Mother Teresa won global acclaim for her work in the slums of Kolkata and is still revered by Indians of all faiths.
Bhagwat's comments come at a time of heightened sensitivity over religious freedom in India, where churches and a Christian school have been attacked in recent months.
The RSS is a key supporter of India's Hindu nationalist prime minister, Narendra Modi, who recently promised to crack down on religious violence and ensure freedom of worship for all faiths.
Modi had been heavily criticised for not speaking out earlier against religious violence and has also faced flak for remaining silent about a recent spate of mass "re-conversions" of Christians and Muslims to Hinduism.
Sunita Kumar, spokeswoman for Mother Teresa's Missionaries of Charity, told AFP that Bhagwat's comments were "very sad" and called him "ill-informed".
"I am a devout Sikh.

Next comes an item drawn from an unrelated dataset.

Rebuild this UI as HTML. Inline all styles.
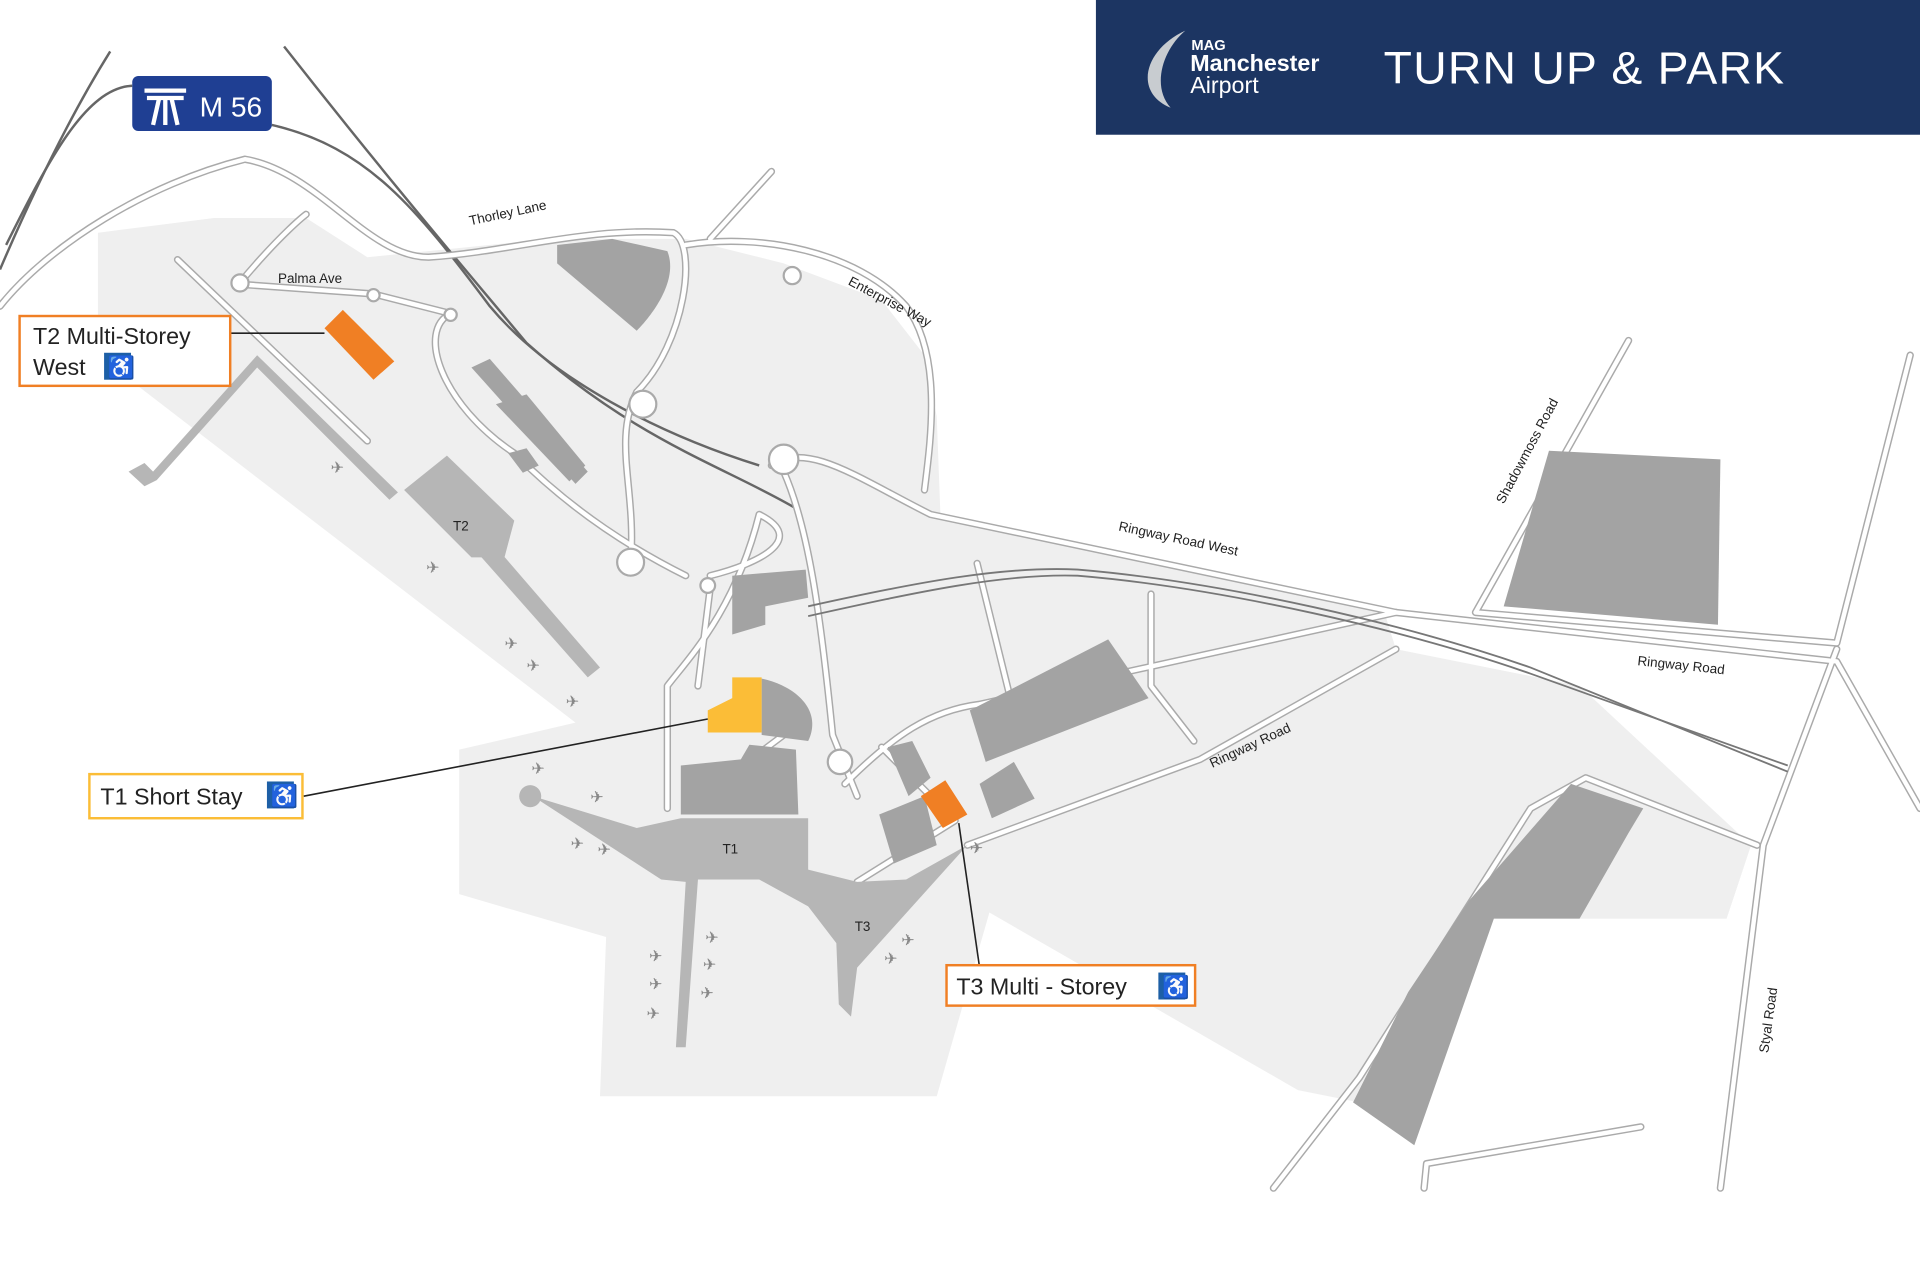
<!DOCTYPE html>
<html><head><meta charset="utf-8"><style>
html,body{margin:0;padding:0;background:#fff;}
svg{display:block}
text{font-family:"Liberation Sans",Arial,sans-serif}
</style></head><body>
<svg width="1920" height="1280" viewBox="0 0 1568 1045" preserveAspectRatio="none" xmlns="http://www.w3.org/2000/svg">
<rect width="1568" height="1045" fill="#fff"/>
<path d="M80,190 L175,178 L250,178 L300,210 L450,195 L560,195 L640,215 L720,245 L755,290 L765,340 L768,420 L1130,498 L1140,530 L1290,560 L1430,690 L1410,750 L1200,750 L1110,900 L1060,890 L808,745 L765,895 L490,895 L495,765 L375,730 L375,612 L470,590 L80,290 Z" fill="#efefef"/>
<path d="M1110,640 L1300,630 L1430,690 L1410,750 L1300,750 L1200,750 Z" fill="#efefef"/>
<g fill="none" stroke="#666" stroke-width="2">
<path d="M90,42 C60,90 30,150 0,220"/>
<path d="M232,38 C320,150 380,220 430,280 C520,360 590,380 650,415"/>
<path d="M222,102 C300,120 340,170 400,250 C450,310 540,355 620,380"/>
<path d="M108,70 C70,72 40,130 5,200"/>
</g>
<g fill="none" stroke-linecap="round" stroke-linejoin="round">
<g stroke="#aaa" stroke-width="6">
<path d="M0,250 C40,200 120,150 200,130 C260,140 300,210 350,210 C420,205 480,185 550,190 C570,200 560,280 520,320 C500,360 520,400 515,460"/>
<path d="M560,200 C620,190 700,205 740,250 C770,290 760,360 755,400"/>
<path d="M580,195 L630,140"/>
<path d="M630,380 C660,360 700,390 760,420 L1140,500 L1500,540 L1568,660"/>
<path d="M1330,278 L1205,500 L1500,525 L1560,290"/>
<path d="M1500,530 L1440,690 L1405,970"/>
<path d="M1040,970 L1110,880 L1250,660 L1295,635 L1435,690"/>
<path d="M1163,970 L1165,950 L1340,920"/>
<path d="M195,232 L305,240 L368,256 C340,270 360,330 420,370 C470,420 520,450 560,470"/>
<path d="M145,212 L300,360"/>
<path d="M195,232 C230,190 250,175 250,175"/>
<path d="M640,385 C660,430 670,500 680,600 L700,650"/>
<path d="M580,470 C620,460 660,440 620,420 C600,500 560,540 545,560 L545,660"/>
<path d="M580,480 L570,560"/>
<path d="M690,640 C730,600 760,580 800,575 L1140,500"/>
<path d="M790,690 L980,620 L1140,530"/>
<path d="M798,460 L830,590"/>
<path d="M940,485 L940,560 L975,605"/>
<path d="M720,610 L780,670 L700,720"/>
<path d="M640,600 L600,630"/>
</g>
<g stroke="#fff" stroke-width="3.6">
<path d="M0,250 C40,200 120,150 200,130 C260,140 300,210 350,210 C420,205 480,185 550,190 C570,200 560,280 520,320 C500,360 520,400 515,460"/>
<path d="M560,200 C620,190 700,205 740,250 C770,290 760,360 755,400"/>
<path d="M580,195 L630,140"/>
<path d="M630,380 C660,360 700,390 760,420 L1140,500 L1500,540 L1568,660"/>
<path d="M1330,278 L1205,500 L1500,525 L1560,290"/>
<path d="M1500,530 L1440,690 L1405,970"/>
<path d="M1040,970 L1110,880 L1250,660 L1295,635 L1435,690"/>
<path d="M1163,970 L1165,950 L1340,920"/>
<path d="M195,232 L305,240 L368,256 C340,270 360,330 420,370 C470,420 520,450 560,470"/>
<path d="M145,212 L300,360"/>
<path d="M195,232 C230,190 250,175 250,175"/>
<path d="M640,385 C660,430 670,500 680,600 L700,650"/>
<path d="M580,470 C620,460 660,440 620,420 C600,500 560,540 545,560 L545,660"/>
<path d="M580,480 L570,560"/>
<path d="M690,640 C730,600 760,580 800,575 L1140,500"/>
<path d="M790,690 L980,620 L1140,530"/>
<path d="M798,460 L830,590"/>
<path d="M940,485 L940,560 L975,605"/>
<path d="M720,610 L780,670 L700,720"/>
<path d="M640,600 L600,630"/>
</g>
</g>
<g fill="none" stroke="#777" stroke-width="1.5">
<path d="M660,495 C750,475 820,462 880,465 C1000,475 1150,510 1250,545 L1460,630"/>
<path d="M660,503 C750,483 820,468 880,470 C1000,480 1150,515 1250,550 L1460,625"/>
</g>
<g fill="#fff" stroke="#aaa" stroke-width="1.8">
<circle cx="196" cy="231" r="7"/><circle cx="305" cy="241" r="5"/><circle cx="368" cy="257" r="5"/>
<circle cx="647" cy="225" r="7"/><circle cx="515" cy="459" r="11"/><circle cx="578" cy="478" r="6"/>
<circle cx="640" cy="375" r="12"/><circle cx="525" cy="330" r="11"/><circle cx="686" cy="622" r="10"/>
</g>
<g fill="#a3a3a3">
<path d="M455,200 L500,195 L545,205 C555,230 530,260 520,270 L455,215 Z"/>
<path d="M1265,368 L1405,375 L1403,510 L1228,495 Z"/>
<path d="M1283,640 L1342,660 L1330,680 L1290,750 L1220,750 L1155,935 L1105,900 L1150,810 L1200,735 Z"/>
<path d="M792,580 L905,522 L938,570 L805,622 Z"/>
<path d="M800,640 L828,622 L845,652 L810,668 Z"/>
<path d="M385,300 L400,293 L480,385 L470,395 Z"/>
<path d="M405,330 L430,322 L478,380 L465,393 Z"/>
<path d="M415,370 L430,366 L440,380 L427,386 Z"/>
<path d="M598,470 L658,465 L660,488 L625,495 L625,510 L598,518 Z"/>
<path d="M622,554 C650,560 672,580 660,605 L622,600 Z"/>
<path d="M556,625 L605,620 L612,608 L650,612 L652,665 L556,665 Z"/>
<path d="M725,610 L745,605 L760,635 L742,650 Z"/>
<path d="M718,665 L755,650 L765,690 L730,705 Z"/>
</g>
<g fill="#b6b6b6">
<path d="M105,385 L118,378 L125,385 L210,290 L325,402 L318,408 L210,300 L128,392 L118,397 Z"/>
<path d="M330,400 L365,372 L420,425 L412,455 L385,455 Z"/>
<path d="M380,440 L395,435 L490,545 L480,553 Z"/>
<path d="M435,650 L520,676 L556,668 L660,668 L660,710 L700,720 L740,718 L790,690 L700,790 L695,830 L685,820 L683,770 L660,740 L620,718 L570,718 L560,855 L552,855 L560,720 L540,718 Z"/>
<circle cx="433" cy="650" r="9"/>
</g>
<path d="M265,268 L280,253 L322,295 L305,310 Z" fill="#f07f24"/>
<path d="M578,580 L598,570 L598,553 L622,553 L622,598 L578,598 Z" fill="#fbbd37"/>
<path d="M752,650 L772,637 L790,665 L770,676 Z" fill="#f07f24"/>
<g font-size="11" fill="#222">
<text x="227" y="231">Palma Ave</text>
<text x="384" y="184" transform="rotate(-12 384 184)">Thorley Lane</text>
<text x="692" y="232" transform="rotate(28 692 232)">Enterprise Way</text>
<text x="913" y="433" transform="rotate(12 913 433)">Ringway Road West</text>
<text x="1337" y="543" transform="rotate(6 1337 543)">Ringway Road</text>
<text x="990" y="627" transform="rotate(-25 990 627)">Ringway Road</text>
<text x="1228" y="412" transform="rotate(-62 1228 412)">Shadowmoss Road</text>
<text x="1444" y="860" transform="rotate(-82 1444 860)">Styal Road</text>
<text x="370" y="433">T2</text><text x="590" y="697">T1</text><text x="698" y="760">T3</text>
</g>
<g font-size="13" fill="#888">
<text x="270" y="386">✈</text><text x="348" y="468">✈</text><text x="412" y="530">✈</text><text x="430" y="548">✈</text><text x="462" y="577">✈</text>
<text x="434" y="632">✈</text><text x="482" y="655">✈</text><text x="466" y="693">✈</text><text x="488" y="698">✈</text>
<text x="530" y="785">✈</text><text x="530" y="808">✈</text><text x="528" y="832">✈</text><text x="576" y="770">✈</text><text x="574" y="792">✈</text><text x="572" y="815">✈</text>
<text x="736" y="772">✈</text><text x="722" y="787">✈</text><text x="792" y="697">✈</text>
</g>
<g stroke="#222" stroke-width="1.3">
<line x1="188" y1="272" x2="265" y2="272"/>
<line x1="248" y1="650" x2="578" y2="587"/>
<line x1="783" y1="672" x2="800" y2="790"/>
</g>
<rect x="16" y="258" width="172" height="57" fill="#fff" stroke="#f07f24" stroke-width="2"/>
<text x="27" y="281" font-size="19" fill="#222">T2 Multi-Storey</text>
<text x="27" y="306" font-size="19" fill="#222">West</text>
<rect x="85" y="288" width="22" height="22" fill="#1d5fa6"/><text x="88" y="306" font-size="18" fill="#fff">♿</text>
<rect x="73" y="632" width="174" height="36" fill="#fff" stroke="#fbbd37" stroke-width="2"/>
<text x="82" y="657" font-size="19" fill="#222">T1 Short Stay</text>
<rect x="218" y="638" width="22" height="22" fill="#1d5fa6"/><text x="221" y="656" font-size="18" fill="#fff">♿</text>
<rect x="773" y="788" width="203" height="33" fill="#fff" stroke="#f07f24" stroke-width="2"/>
<text x="781" y="812" font-size="19" fill="#222">T3 Multi - Storey</text>
<rect x="946" y="794" width="22" height="22" fill="#1d5fa6"/><text x="949" y="812" font-size="18" fill="#fff">♿</text>
<rect x="108" y="62" width="114" height="45" rx="5" fill="#1f3f93"/>
<path d="M118,74 L152,74 M120,80 L150,80 M130,80 L125,102 M140,80 L145,102 M135,80 L135,102" stroke="#fff" stroke-width="3.5" fill="none"/>
<text x="163" y="95" font-size="23" fill="#fff">M 56</text>
<rect x="895" y="0" width="673" height="110" fill="#1c3562"/>
<path d="M968,25 C935,40 925,75 956,88 C940,70 950,40 968,25 Z" fill="#c8ccd0"/>
<text x="973" y="41" font-size="12" font-weight="bold" fill="#fff">MAG</text>
<text x="972" y="58" font-size="19" font-weight="bold" fill="#fff">Manchester</text>
<text x="972" y="76" font-size="19" fill="#fff">Airport</text>
<text x="1130" y="68" font-size="37" fill="#fff" letter-spacing="1" textLength="328" lengthAdjust="spacingAndGlyphs">TURN UP &amp; PARK</text>
</svg>
</body></html>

I never witnessed any conversion or felt that there was a covert or overt design to convert people to Christianity," said Kumar, who worked closely with Mother Teresa before the nun's death in 1997.
"She preached to serve the poor and to care for the sick and dying."
Critics of Modi's ruling Hindu nationalist Bharatiya Janata Party (BJP) have voiced fears about a rise in influence of Hindu hardliners.
Modi joined the RSS in his youth and the organisation campaigned heavily for his party at last year's general election, which it won in a landslide.